In an early case, the Delaware Supreme Court stated the general rule to be that the opinions of witnesses are irrelevant and that exceptions to this rule are based on necessity.1 The Supreme Court went on to described two classes of exceptions to this general rule.
One class of testimony constituting an exception to the general rule was described by the Court as testimony “upon matters which may be supposed to be outside the knowledge of persons of common education and experience, and with respect to which they are likely to be incapable of forming a correct judgment.” The Court went on to state that “witnesses shown to be learned, skilled or experienced in such matters may, in a proper case, give their opinions.”2 This rule, subsequently codified by the Delaware Rules of Evidence, has broadened the basis for that exception from “necessity” to include testimony from all persons where specialized experience will be likely to help the jury even where the jury could be capable of forming a judgment without such expert testimony.3
The second class of testimony that the Supreme Court described as an exception to the general rule based on “practical necessity” and now codified by the rules of evidence is testimony of non-experts “which generally is termed opinion evidence…where it is not practicable to put the jury in possession of all the primary facts upon which the opinion is based.”4
Notwithstanding the dangers of expert testimony, it is generally recognized today that “the law should in some way effectively use expert knowledge wherever it will aid in settling disputes. The only question is as to how it can do so best.”4.1
1. South Atlantic S.S. Co. v. Munkacsy, 187 A. 600, 604 (Del. 1936), cert. denied, 299 U.S. 607 (1936).
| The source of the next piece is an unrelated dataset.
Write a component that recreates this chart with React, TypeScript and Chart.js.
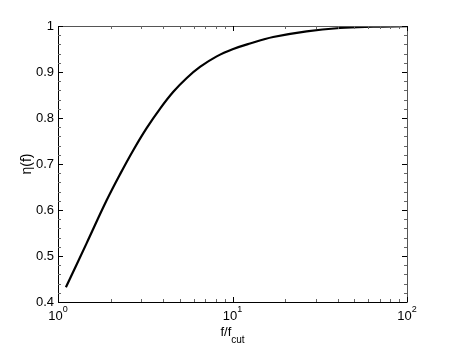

2. South Atlantic S.S. Co. v. Munkacsy, 187 A. 600, 604 (Del. 1936), cert. denied, 299 U.S. 607 (1936).
3. D.R.E. 702. See also Ramada Inns v. Dow Jones & Co., C.A. No. 83C-AV-56, slip op. at 10-11, Poppiti, J. (Del. Super. Mar. 10, 1988).
4. South Atlantic S.S. Co. v. Munkacsy, 187 A. 600, 604 (Del. 1936), cert. denied, 299 U.S. 607 (1936). See also D.R.E. 401.
4.1. Minner v. Am. Mortgage & Guar. Co., 791 A.2d 826, 833 (Del. Super. 2000) (quoting Learned Hand, Historical and Practical Considerations Regarding Expert Testimony, 15 Harv. L. Rev. 40 (1901)).